REQUIRED WORK: Quote from the first line below through the line that contains "33, 36, 40]", both included, and leave the pictures out.

##### COLLECTED MATERIAL #####

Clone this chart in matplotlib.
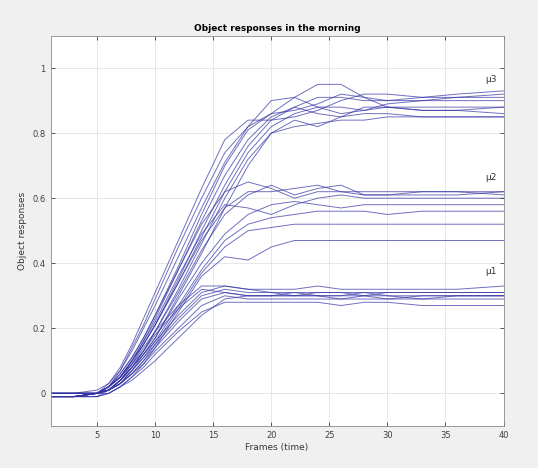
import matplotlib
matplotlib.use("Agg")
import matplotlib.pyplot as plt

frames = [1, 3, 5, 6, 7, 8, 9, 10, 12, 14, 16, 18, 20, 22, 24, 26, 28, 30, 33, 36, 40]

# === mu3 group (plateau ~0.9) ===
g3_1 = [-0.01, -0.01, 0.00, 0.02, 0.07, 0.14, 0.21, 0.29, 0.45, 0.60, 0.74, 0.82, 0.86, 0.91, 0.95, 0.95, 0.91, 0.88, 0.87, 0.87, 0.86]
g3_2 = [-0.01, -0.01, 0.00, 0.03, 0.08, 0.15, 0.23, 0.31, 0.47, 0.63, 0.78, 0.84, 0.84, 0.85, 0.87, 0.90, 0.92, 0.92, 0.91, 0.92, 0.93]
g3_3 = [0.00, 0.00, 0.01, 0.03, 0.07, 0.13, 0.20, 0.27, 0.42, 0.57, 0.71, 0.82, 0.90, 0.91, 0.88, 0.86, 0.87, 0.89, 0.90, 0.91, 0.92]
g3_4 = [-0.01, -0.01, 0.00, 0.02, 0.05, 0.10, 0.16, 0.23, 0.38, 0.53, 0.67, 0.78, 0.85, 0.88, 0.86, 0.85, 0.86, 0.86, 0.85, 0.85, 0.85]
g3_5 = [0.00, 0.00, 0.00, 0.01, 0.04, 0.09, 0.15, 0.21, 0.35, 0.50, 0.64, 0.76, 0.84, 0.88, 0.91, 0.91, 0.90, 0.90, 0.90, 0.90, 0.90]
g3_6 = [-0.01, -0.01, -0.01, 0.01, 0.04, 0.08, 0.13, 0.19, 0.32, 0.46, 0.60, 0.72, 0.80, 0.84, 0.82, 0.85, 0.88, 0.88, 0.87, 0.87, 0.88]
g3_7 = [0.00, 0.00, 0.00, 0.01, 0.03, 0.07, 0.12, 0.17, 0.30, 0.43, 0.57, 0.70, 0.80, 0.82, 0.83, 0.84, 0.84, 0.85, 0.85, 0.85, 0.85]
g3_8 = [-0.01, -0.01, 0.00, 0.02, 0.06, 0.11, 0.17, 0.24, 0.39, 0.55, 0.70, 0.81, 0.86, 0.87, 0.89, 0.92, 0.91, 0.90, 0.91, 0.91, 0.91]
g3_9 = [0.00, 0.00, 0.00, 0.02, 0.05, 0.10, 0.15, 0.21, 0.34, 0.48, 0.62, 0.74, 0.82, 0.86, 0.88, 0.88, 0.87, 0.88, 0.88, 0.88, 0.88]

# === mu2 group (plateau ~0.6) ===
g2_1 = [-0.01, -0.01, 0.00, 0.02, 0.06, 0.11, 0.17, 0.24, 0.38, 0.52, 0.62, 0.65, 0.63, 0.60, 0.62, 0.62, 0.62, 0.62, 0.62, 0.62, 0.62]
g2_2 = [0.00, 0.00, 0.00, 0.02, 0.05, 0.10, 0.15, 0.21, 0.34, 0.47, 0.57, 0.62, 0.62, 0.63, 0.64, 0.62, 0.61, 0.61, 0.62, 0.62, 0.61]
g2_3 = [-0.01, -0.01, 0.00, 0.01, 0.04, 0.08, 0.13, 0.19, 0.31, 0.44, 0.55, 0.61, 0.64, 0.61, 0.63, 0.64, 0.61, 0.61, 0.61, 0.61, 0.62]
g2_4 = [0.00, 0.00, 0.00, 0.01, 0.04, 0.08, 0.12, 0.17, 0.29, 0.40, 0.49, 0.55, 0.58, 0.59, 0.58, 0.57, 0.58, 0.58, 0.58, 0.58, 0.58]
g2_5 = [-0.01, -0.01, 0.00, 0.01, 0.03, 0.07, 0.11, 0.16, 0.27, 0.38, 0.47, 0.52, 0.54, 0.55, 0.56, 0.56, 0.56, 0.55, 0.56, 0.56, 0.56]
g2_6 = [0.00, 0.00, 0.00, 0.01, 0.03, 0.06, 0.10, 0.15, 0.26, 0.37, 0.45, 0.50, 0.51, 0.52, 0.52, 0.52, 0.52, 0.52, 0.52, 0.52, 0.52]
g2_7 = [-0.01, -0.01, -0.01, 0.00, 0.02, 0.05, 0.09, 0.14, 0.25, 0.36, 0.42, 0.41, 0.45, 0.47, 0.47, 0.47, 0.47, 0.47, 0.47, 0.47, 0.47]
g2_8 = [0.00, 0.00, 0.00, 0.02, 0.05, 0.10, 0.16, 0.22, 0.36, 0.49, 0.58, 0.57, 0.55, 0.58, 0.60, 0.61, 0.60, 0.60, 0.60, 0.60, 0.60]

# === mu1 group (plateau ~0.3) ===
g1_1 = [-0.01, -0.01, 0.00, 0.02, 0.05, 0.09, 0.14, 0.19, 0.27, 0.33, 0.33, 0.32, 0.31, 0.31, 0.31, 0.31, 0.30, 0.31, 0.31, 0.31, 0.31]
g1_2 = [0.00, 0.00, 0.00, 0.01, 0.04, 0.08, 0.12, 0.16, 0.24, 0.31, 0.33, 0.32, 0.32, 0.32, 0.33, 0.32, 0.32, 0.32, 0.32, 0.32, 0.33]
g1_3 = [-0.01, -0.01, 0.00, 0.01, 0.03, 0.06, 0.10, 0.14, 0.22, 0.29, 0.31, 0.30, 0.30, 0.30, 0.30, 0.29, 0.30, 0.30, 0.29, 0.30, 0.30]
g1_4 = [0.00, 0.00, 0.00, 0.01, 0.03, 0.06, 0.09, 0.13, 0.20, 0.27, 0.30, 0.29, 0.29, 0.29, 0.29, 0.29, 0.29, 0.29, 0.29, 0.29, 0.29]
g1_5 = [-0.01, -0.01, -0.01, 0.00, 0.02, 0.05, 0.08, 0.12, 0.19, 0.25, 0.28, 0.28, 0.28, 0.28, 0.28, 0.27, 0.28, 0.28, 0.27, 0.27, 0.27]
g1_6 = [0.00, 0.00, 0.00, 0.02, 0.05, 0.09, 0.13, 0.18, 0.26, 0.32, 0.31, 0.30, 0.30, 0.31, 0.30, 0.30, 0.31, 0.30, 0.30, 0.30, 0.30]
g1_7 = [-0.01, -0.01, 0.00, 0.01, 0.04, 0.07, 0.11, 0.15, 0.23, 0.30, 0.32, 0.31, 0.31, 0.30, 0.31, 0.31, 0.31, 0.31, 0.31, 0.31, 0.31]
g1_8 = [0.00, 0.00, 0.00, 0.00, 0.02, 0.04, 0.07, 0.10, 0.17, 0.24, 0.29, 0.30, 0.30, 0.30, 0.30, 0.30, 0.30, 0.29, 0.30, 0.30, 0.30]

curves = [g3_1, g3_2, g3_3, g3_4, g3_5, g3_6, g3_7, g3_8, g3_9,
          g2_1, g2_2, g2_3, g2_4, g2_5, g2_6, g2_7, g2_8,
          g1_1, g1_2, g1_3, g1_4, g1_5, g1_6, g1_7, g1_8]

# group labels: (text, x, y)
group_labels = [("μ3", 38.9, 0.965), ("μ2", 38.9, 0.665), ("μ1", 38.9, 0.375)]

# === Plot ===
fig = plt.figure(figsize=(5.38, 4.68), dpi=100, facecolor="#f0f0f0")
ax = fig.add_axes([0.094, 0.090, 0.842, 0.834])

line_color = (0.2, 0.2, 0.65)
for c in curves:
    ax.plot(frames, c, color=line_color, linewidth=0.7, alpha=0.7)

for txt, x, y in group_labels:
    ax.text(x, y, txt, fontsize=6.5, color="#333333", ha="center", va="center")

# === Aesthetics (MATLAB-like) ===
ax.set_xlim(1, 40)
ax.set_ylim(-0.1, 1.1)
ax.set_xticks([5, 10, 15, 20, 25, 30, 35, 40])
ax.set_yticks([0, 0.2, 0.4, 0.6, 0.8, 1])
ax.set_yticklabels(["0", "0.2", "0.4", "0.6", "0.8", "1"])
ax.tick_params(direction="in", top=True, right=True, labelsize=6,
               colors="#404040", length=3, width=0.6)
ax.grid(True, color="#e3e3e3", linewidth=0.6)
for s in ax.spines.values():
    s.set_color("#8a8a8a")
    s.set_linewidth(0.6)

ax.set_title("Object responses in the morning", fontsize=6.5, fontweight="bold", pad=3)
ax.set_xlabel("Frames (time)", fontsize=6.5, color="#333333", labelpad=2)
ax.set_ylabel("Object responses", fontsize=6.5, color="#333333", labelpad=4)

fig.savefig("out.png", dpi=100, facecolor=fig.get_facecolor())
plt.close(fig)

#####

RESULT OF THIS EXERCISE:
Clone this chart in matplotlib.
import matplotlib
matplotlib.use("Agg")
import matplotlib.pyplot as plt

frames = [1, 3, 5, 6, 7, 8, 9, 10, 12, 14, 16, 18, 20, 22, 24, 26, 28, 30, 33, 36, 40]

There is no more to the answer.